Wolfsbane is an absorbing tale for UNIT’s stalwart Surgeon-Lieutenant, expounding upon his character in such a fashion that puts his only previous outing in print to shame. In fact, Rayner’s rendering of Harry is so very illuminating that it put me in mind of her Companion Chronicles’ scripts for Big Finish. Harry Sullivan may not narrate the action here, but make no mistake - the reader is inside his head, privy to his most private ruminations.
I think the reason that Rayner’s
portrayal of Harry is so utterly
compelling is that it’s honest
and true, dwelling just as much
on his perceived failings as it
does on his strengths.
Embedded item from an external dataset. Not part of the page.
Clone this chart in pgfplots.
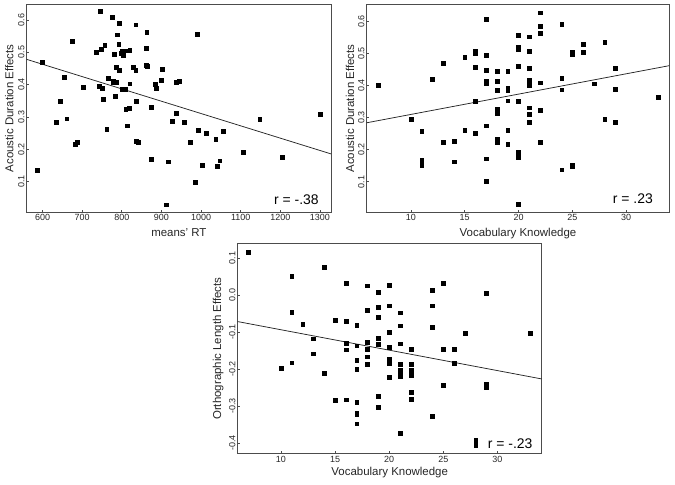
\documentclass[border=0pt]{standalone}
\usepackage{fontspec}
\setmainfont{Liberation Sans}
\usepackage{pgfplots}
\pgfplotsset{compat=1.18}
\pgfplotsset{
  sp/.style={
    scale only axis,
    axis line style={black!70, line width=0.8bp},
    tick align=inside,
    major tick length=2.2bp,
    tick style={black!70, line width=0.7bp},
    xtick pos=bottom, ytick pos=left,
    /pgf/number format/assume math mode=true,
    /pgf/number format/1000 sep={},
    tick label style={font=\fontsize{9}{9.5}\selectfont, black!85},
    yticklabel style={rotate=90, anchor=south, inner sep=2bp},
    xticklabel style={inner sep=2bp},
    label style={font=\fontsize{11.5}{12}\selectfont, black!85},
    xlabel style={at={(axis description cs:0.5,0)}, anchor=base, yshift=-24.5bp},
    clip=false,
  },
  dots/.style={only marks, mark=square*, mark size=1.9bp, black},
  fit/.style={no marks, black!85, line width=0.75bp},
}
\begin{document}
\begin{tikzpicture}
\useasboundingbox (0,0) rectangle (675bp,485bp);
% ---------------- top-left
\begin{axis}[sp,
  at={(26.7bp,272.5bp)}, anchor=south west,
  width=304.3bp, height=208.5bp,
  xmin=560, xmax=1328, ymin=0.005, ymax=0.649,
  xtick={600,700,800,900,1000,1100,1200,1300},
  ytick={0.1,0.2,0.3,0.4,0.5,0.6},
  yticklabel style={/pgf/number format/.cd, fixed, fixed zerofill, precision=1},
  xlabel={means' RT},
  ylabel={Acoustic Duration Effects},
  ylabel style={at={(axis description cs:-0.057,0.5)}, anchor=center},
]
\addplot[dots] coordinates {
(587,0.136)(599,0.469)(654,0.424)(644,0.350)(634,0.284)(661,0.295)(675,0.534)
(702,0.392)(682,0.216)(687,0.222)(746,0.627)(776,0.607)(794,0.590)(835,0.585)
(863,0.563)(789,0.554)(990,0.555)(735,0.500)(748,0.509)(757,0.522)(781,0.495)
(792,0.526)(801,0.505)(804,0.491)(799,0.497)(812,0.505)(820,0.506)(862,0.513)
(786,0.455)(793,0.445)(829,0.455)(835,0.445)(862,0.460)(864,0.458)(901,0.448)
(766,0.421)(779,0.412)(787,0.407)(779,0.407)(742,0.394)(750,0.388)(801,0.386)
(809,0.386)(820,0.403)(784,0.365)(753,0.354)(836,0.350)(810,0.323)(818,0.327)
(874,0.330)(884,0.402)(886,0.389)(899,0.414)(937,0.407)(945,0.410)(938,0.312)
(928,0.286)(958,0.284)(762,0.262)(814,0.273)(836,0.225)(841,0.223)(875,0.170)
(918,0.162)(913,0.029)(973,0.222)(993,0.259)(1014,0.251)(1037,0.231)(1056,0.257)
(985,0.099)(1002,0.152)(1041,0.147)(1047,0.165)(1106,0.191)(1148,0.294)
(1205,0.176)(1300,0.308)
};
\addplot[fit] coordinates {(560,0.478)(1328,0.186)};
\node[anchor=base east, font=\fontsize{14}{15}\selectfont] at (axis description cs:0.971,0.04) {r = -.38};
\end{axis}
% ---------------- top-right
\begin{axis}[sp,
  at={(366.7bp,272.7bp)}, anchor=south west,
  width=302.6bp, height=207.6bp,
  xmin=5.9, xmax=34.0, ymin=0.005, ymax=0.652,
  xtick={10,15,20,25,30},
  ytick={0.1,0.2,0.3,0.4,0.5,0.6},
  yticklabel style={/pgf/number format/.cd, fixed, fixed zerofill, precision=1},
  xlabel={Vocabulary Knowledge},
  ylabel={Acoustic Duration Effects},
  ylabel style={at={(axis description cs:-0.055,0.5)}, anchor=center},
]
\addplot[dots] coordinates {
(7,0.400)(10,0.294)(11,0.257)(11,0.167)(11,0.153)(12,0.420)(13,0.470)(13,0.223)
(14,0.226)(14,0.163)(15,0.489)(15,0.260)(16,0.508)(16,0.501)(16,0.457)(16,0.351)
(16,0.251)(17,0.606)(17,0.495)(17,0.448)(17,0.413)(17,0.407)(17,0.275)(17,0.172)
(17,0.101)(18,0.445)(18,0.414)(18,0.386)(18,0.328)(18,0.322)(18,0.315)(18,0.233)
(18,0.222)(19,0.445)(19,0.393)(19,0.384)(19,0.353)(19,0.262)(19,0.217)(20,0.556)
(20,0.521)(20,0.513)(20,0.461)(20,0.351)(20,0.193)(20,0.177)(20,0.031)(21,0.552)
(21,0.508)(21,0.453)(21,0.416)(21,0.410)(21,0.402)(21,0.331)(21,0.310)(21,0.286)
(22,0.627)(22,0.586)(22,0.563)(22,0.409)(22,0.324)(22,0.224)(24,0.590)(24,0.424)
(24,0.387)(24,0.138)(25,0.504)(25,0.498)(25,0.151)(25,0.148)(26,0.528)(26,0.505)
(27,0.406)(28,0.534)(28,0.297)(28,0.294)(29,0.454)(29,0.388)(29,0.286)(33,0.364)
};
\addplot[fit] coordinates {(5.9,0.284)(34.0,0.462)};
\node[anchor=base east, font=\fontsize{14}{15}\selectfont] at (axis description cs:0.957,0.04) {r = .23};
\end{axis}
% ---------------- bottom
\begin{axis}[sp,
  at={(237.7bp,31.3bp)}, anchor=south west,
  width=304bp, height=210.2bp,
  xmin=6.0, xmax=34.1, ymin=-0.429, ymax=0.139,
  xtick={10,15,20,25,30},
  ytick={-0.4,-0.3,-0.2,-0.1,0,0.1},
  yticklabel style={/pgf/number format/.cd, fixed, fixed zerofill, precision=1},
  xlabel={Vocabulary Knowledge},
  xlabel style={yshift=2.5bp},
  ylabel={Orthographic Length Effects},
  ylabel style={at={(axis description cs:-0.064,0.5)}, anchor=center},
]
\addplot[dots] coordinates {
(7,0.115)(10,-0.197)(11,0.050)(11,-0.047)(11,-0.183)(12,-0.080)(13,-0.118)(13,-0.159)
(14,0.075)(14,-0.211)(15,-0.068)(15,-0.285)(16,0.031)(16,-0.070)(16,-0.131)(16,-0.148)
(16,-0.283)(17,-0.082)(17,-0.137)(17,-0.176)(17,-0.201)(17,-0.290)(17,-0.318)(17,-0.323)
(17,-0.348)(18,0.025)(18,-0.042)(18,-0.127)(18,-0.147)(18,-0.167)(18,-0.187)(19,0.007)
(19,-0.033)(19,-0.061)(19,-0.116)(19,-0.134)(19,-0.274)(19,-0.304)(20,0.027)(20,-0.029)
(20,-0.101)(20,-0.142)(20,-0.173)(20,-0.180)(20,-0.185)(20,-0.223)(21,-0.048)(21,-0.083)
(21,-0.132)(21,-0.187)(21,-0.202)(21,-0.209)(21,-0.215)(21,-0.220)(21,-0.374)(22,-0.147)
(22,-0.187)(22,-0.203)(22,-0.210)(22,-0.218)(22,-0.262)(22,-0.281)(24,0.013)(24,-0.029)
(24,-0.088)(24,-0.328)(25,0.031)(25,-0.147)(25,-0.244)(26,-0.147)(26,-0.185)(27,-0.103)
(28,-0.392)(28,-0.406)(29,0.004)(29,-0.245)(29,-0.240)(29,-0.250)(33,-0.103)
};
\addplot[fit] coordinates {(6.0,-0.072)(34.1,-0.227)};
\node[anchor=base east, font=\fontsize{14}{15}\selectfont] at (axis description cs:0.981,0.026) {r = -.23};
\end{axis}
\end{tikzpicture}
\end{document}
All that
Bertie Wooster pomposity and
naiveté is there to be seen on
the page, only here Rayner could
push the envelope a little, forcing
him to deal with the advances of licentious lycanthropes, and do so without any aid from that
tall feller in the long scarf.
This novel even takes a moment to examine Harry’s nascent feelings for fellow companion Sarah Jane - feelings that have crept up on him unawares, surprising him almost as much as they do the reader – and his subsequent dilemma as he weighs them against his reluctance to travel in the TARDIS. Harry was roped into taking just one trip in the Doctor’s fantastical blue box, which - thanks to Time Lords and Time Rings and what have you - dragged on for far longer than he’d anticipated, relatively speaking. Wolfsbane marks only Harry’s second TARDIS landing, yet already it’s clear that he’s had his fill of adventuring in time and space.
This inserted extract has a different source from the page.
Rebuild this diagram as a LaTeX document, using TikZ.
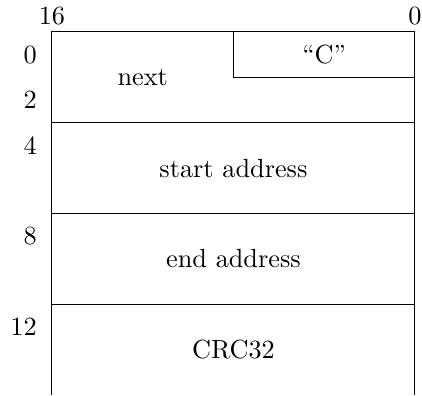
\documentclass[tikz,border=0pt]{standalone}
\usepackage{tikz}
\usetikzlibrary{positioning}
\tikzset{
  fieldtext/.style={font=\fontsize{10.5}{12.5}\selectfont,inner sep=0pt},
  offsetlabel/.style={anchor=east,inner sep=0pt,font=\fontsize{10.5}{12.5}\selectfont},
  bitlabel/.style={inner sep=0pt,font=\fontsize{10.5}{12.5}\selectfont},
  fieldline/.style={draw=black,line width=0.4pt},
}
\begin{document}
\begin{tikzpicture}[x=9.07pt,y=9.07pt]
  \useasboundingbox (-2.29,1.41) rectangle (16.31,-16);
  % outer frame and field borders
  \draw[fieldline] (0,-16) -- (0,0) -- (16,0) -- (16,-16);
  \draw[fieldline] (8,0) -- (8,-2) -- (16,-2);
  \foreach \row in {4,8,12}
    \draw[fieldline] (0,-\row) -- (16,-\row);
  % bit numbers
  \node[bitlabel] (msb) at (0,0.7) {16};
  \node[bitlabel] (lsb) at (16,0.7) {0};
  % byte offsets
  \foreach \off in {0,2,4,8,12}
    \node[offsetlabel] (off\off) at (-0.65,-\off-1) {\off};
  % fields
  \node[fieldtext] (next) at (4,-2) {next};
  \node[fieldtext] (magic) at (12,-1) {``C''};
  \node[fieldtext] (start) at (8,-6) {start address};
  \node[fieldtext] (end) at (8,-10) {end address};
  \node[fieldtext] (crc) at (8,-14) {CRC32};
\end{tikzpicture}
\end{document}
However, as the book focuses so heavily on Harry, the rest of the regular characters are relegated to less ample roles. The fourth Doctor and Sarah Jane spend most of the tale on the periphery, and whilst the eighth Doctor does feature a lot more, he isn’t the heart of the novel as he was in those that Wolfsbane slides in between. Aside from a few remarkable passages that explore his literary aspirations (and the subliminal elements to be found in
his submissions to Astounding Stories!), here the eighth Doctor plays second fiddle to his erstwhile companion. They do make for an enchanting double-act, mind; I still haven’t got over Harry not enquiring amount the Doctor’s blue box as he was too embarrassed to bring
The plot is secondary to the characters, but solid nonetheless. Rayner fuses science and sorcery in a way that only Doctor Who can, taking werewolves, living trees, and even King Arthur and marrying them up with Nazis, concentration camps and timey-wimey twists that Steven Moffat would be proud of. There’s certainly something to be said for any novel bold enough to use werewolves a double-barrelled metaphor for Hitler’s subjugation of the Jews and his brainwashing of his foot soldiers.
The temporally-twisting dénouement is rewarding, not to mention jaw-droppingly astonishing. Looking at those bushy 1970s sideboards, Harry’s ultimate fate feels strangely apt, though Rayner is careful not to tie us down to just one finite outcome, her climax flowing beautifully into Justin Richards’ Sometime Never..., which would follow in early 2004.
Altogether then, Wolfsbane is an ambitious novel that delivers on its promise. Rayner offsets Hinchcliffe / Holmes horror with fun and frolics, and one of the most overbearing of Doctors with an eighth at his most restrained. At the end of the day though, this one belongs to Harry Sullivan, wherever (and whatever) he may now be…
Copyright © E.G. Wolverson 2010
E.G. Wolverson has asserted his right under the Copyright, Designs and Patents Act, 1988 to be identified as the author of this work.
For the fourth Doctor, these events take place between the television serials Revenge of the Cybermen and Terror of the Zygons. For the eighth, they take place approximately eighteen years after those depicted in Casualties of War and around six years prior to The Turing Test.